Military boffins have unveiled a real-life ‘invisibility cloak’ which allows vehicles to seamlessly blend into their surroundings.
Tanks travelling behind enemy lines can easily be picked up at night by night goggles and aircraft equipped with infra-red technology.
But engineers at BAE Systems have developed a wizard-like technology which can blend the vehicle into the background or make it resemble other objects found in the environment.
The technology, known as ‘Adaptiv’, is based on sheets of hexagonal ‘pixels’ which change temperature very rapidly and essentially turn the side of the vehicle into an infra-red TV screen.
On-board cameras then pick up the background scenery and project it through the pixels – allowing the moving tank to disappear into its environment.

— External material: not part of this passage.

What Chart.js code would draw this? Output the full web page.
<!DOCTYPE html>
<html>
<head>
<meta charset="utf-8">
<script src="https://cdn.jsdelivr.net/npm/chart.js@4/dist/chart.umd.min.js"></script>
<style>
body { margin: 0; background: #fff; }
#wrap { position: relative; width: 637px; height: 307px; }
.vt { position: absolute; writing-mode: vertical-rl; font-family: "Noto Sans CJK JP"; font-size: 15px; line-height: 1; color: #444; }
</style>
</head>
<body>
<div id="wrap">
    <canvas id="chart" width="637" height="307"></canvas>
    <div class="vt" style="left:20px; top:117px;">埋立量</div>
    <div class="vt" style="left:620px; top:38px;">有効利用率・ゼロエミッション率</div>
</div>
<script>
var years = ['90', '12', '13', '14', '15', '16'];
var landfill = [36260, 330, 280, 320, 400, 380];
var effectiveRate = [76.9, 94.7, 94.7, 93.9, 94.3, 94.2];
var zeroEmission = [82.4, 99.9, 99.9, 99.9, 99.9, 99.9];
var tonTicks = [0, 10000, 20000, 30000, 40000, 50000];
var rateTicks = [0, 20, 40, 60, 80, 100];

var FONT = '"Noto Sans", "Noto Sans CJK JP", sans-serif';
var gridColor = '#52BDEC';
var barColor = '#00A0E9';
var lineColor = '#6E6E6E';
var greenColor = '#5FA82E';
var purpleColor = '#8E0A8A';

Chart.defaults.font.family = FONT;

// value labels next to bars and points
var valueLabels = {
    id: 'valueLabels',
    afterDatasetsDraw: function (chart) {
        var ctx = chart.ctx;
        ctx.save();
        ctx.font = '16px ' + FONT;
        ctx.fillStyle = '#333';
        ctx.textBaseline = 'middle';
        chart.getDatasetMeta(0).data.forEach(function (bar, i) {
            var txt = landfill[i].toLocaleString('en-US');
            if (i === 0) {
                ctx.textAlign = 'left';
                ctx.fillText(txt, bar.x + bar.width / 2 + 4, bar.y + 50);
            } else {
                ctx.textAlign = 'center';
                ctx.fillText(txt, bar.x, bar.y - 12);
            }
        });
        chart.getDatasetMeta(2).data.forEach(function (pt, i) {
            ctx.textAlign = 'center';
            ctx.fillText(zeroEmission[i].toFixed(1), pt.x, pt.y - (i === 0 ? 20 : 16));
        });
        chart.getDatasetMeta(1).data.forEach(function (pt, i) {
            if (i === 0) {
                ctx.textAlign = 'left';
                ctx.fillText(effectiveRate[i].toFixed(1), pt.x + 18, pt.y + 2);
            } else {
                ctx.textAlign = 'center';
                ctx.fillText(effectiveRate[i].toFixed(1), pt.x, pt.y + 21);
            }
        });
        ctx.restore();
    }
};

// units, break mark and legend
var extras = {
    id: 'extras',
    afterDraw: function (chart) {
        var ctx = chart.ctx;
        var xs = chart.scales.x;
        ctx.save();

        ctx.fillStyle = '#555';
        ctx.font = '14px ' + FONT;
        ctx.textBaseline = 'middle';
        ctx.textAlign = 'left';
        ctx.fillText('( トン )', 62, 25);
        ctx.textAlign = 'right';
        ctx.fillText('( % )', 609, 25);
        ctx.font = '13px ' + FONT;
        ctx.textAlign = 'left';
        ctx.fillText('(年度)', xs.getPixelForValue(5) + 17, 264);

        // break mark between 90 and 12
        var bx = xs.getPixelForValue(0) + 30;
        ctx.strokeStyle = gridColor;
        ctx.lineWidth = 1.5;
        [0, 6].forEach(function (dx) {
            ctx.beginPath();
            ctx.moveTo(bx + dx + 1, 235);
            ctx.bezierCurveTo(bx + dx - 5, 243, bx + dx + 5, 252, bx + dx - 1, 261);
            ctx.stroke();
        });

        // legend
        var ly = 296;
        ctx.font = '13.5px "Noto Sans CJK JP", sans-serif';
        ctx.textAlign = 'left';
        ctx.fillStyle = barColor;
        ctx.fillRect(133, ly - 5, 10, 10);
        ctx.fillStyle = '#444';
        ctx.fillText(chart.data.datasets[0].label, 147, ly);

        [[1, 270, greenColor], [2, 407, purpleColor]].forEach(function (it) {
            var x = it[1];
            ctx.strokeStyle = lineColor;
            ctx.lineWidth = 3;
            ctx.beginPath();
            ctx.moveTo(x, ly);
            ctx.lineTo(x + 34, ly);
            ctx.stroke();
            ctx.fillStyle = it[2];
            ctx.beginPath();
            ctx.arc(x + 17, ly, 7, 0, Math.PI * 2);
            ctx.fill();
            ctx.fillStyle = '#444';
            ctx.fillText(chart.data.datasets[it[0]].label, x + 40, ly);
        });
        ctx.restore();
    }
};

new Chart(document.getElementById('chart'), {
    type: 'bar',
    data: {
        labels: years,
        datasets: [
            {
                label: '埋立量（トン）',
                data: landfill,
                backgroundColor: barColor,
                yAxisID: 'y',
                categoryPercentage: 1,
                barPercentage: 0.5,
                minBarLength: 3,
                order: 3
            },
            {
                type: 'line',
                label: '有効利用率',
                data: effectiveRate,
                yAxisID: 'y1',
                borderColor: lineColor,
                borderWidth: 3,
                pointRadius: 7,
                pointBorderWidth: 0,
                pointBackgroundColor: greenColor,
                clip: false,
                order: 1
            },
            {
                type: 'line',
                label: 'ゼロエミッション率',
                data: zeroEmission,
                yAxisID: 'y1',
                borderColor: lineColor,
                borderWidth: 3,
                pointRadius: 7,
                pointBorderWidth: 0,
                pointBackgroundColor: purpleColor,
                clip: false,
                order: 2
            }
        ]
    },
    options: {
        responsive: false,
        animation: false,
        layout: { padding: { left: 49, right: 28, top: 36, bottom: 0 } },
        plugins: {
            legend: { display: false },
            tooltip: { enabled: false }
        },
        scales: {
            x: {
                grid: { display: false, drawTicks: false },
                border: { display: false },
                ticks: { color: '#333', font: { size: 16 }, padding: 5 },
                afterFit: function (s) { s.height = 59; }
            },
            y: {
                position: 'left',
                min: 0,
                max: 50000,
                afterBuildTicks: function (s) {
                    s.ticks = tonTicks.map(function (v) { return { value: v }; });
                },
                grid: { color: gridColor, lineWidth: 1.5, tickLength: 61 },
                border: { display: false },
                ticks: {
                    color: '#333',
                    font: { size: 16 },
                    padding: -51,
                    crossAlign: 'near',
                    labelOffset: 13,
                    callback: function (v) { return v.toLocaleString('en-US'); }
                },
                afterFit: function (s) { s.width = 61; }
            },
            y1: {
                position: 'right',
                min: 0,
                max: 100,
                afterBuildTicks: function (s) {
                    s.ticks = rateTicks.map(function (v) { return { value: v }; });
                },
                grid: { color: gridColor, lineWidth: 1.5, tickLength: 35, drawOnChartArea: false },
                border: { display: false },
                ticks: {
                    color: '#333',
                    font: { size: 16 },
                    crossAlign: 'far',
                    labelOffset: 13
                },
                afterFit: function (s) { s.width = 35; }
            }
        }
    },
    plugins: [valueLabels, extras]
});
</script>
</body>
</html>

The system also stores a library of images to suit a wide variety of backdrops with a tank able to resemble a cow in the countryside or a container tank on a dockside.

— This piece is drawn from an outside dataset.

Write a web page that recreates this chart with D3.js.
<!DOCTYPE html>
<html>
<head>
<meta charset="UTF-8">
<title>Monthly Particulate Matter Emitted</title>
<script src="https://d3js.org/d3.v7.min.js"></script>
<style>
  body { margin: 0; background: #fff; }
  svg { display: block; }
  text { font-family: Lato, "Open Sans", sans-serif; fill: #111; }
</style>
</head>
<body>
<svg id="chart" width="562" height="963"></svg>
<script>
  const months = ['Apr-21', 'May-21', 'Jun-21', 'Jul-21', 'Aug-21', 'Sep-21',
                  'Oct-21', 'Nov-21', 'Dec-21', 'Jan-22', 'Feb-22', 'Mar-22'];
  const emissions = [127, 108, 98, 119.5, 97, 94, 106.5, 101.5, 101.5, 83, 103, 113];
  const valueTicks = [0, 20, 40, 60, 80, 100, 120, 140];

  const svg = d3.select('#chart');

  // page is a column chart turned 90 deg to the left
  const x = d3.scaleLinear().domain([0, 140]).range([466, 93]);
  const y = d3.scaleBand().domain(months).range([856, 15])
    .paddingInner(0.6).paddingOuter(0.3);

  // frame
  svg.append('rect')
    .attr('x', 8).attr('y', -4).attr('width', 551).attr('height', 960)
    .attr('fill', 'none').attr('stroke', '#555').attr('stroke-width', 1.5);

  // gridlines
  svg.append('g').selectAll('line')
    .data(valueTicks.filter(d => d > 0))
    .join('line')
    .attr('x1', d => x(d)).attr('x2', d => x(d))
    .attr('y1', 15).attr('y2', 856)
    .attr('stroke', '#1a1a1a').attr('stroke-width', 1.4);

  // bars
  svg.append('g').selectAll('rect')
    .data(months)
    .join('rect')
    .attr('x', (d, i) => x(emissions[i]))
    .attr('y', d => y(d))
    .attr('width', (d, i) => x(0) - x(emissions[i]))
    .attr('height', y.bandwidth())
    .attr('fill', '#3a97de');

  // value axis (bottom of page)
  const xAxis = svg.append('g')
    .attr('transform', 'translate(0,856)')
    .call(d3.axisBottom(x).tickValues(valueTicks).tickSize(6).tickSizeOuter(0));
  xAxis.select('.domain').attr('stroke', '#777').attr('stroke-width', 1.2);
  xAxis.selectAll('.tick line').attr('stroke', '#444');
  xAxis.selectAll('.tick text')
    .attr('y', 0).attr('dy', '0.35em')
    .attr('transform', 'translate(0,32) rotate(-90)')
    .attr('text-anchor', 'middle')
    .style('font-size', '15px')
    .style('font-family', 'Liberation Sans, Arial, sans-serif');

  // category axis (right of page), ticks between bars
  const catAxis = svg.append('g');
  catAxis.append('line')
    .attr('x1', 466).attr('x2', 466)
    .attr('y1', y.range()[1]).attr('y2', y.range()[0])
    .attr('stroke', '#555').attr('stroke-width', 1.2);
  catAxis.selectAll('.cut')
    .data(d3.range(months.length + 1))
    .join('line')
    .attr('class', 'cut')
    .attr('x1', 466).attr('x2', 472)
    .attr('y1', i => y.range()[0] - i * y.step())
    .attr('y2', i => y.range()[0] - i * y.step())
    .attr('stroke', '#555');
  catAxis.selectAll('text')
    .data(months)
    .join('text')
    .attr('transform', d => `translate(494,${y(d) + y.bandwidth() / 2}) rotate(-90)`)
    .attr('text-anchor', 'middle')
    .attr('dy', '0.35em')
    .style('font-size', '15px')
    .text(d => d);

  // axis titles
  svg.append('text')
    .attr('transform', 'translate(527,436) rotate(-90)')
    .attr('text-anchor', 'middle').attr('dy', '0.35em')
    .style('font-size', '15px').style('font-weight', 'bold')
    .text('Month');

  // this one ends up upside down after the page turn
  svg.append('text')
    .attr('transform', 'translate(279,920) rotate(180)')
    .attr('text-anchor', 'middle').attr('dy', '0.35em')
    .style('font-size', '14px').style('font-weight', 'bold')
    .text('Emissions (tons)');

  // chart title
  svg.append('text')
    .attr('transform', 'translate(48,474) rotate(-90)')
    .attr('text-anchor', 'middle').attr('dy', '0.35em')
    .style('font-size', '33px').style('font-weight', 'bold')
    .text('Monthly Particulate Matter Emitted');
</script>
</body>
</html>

The hand-sized pixels have a resolution which will work up to around 300-400 metres but smaller hexagons can allow the invisibility cloak to work at far closer distances.
BAE Systems is confident it has perfected the technology, which has been unsuccessfully trialled in the past.
Project manager Peder Sjölund said: ”Earlier attempts at similar cloaking devices have hit problems because of cost, excessive power requirements or because they were insufficiently robust.
”Our panels can be made so strong that they provide useful armour protection and consume relatively low levels of electricity, especially when the vehicle is at rest in ‘stealth recce’ mode and generator output is low.
”We can resize the pixels to achieve stealth for different ranges. A warship or building, for instance, might not need close-up stealth, so could be fitted with larger panels.”
‘Adaptiv’ will be displayed for the first in infra-red mode on a BAE Systems CV90 armoured vehicle at the UK Defence and Security Equipment International exhibition at London’s Excel later this month.
The project, which is part-funded by to the Swedish Defence Materiel Administration, is focussed on the infra-red spectrum, but BAE is hoping to develop the technology over the next few years to provide all-round stealth camouflage.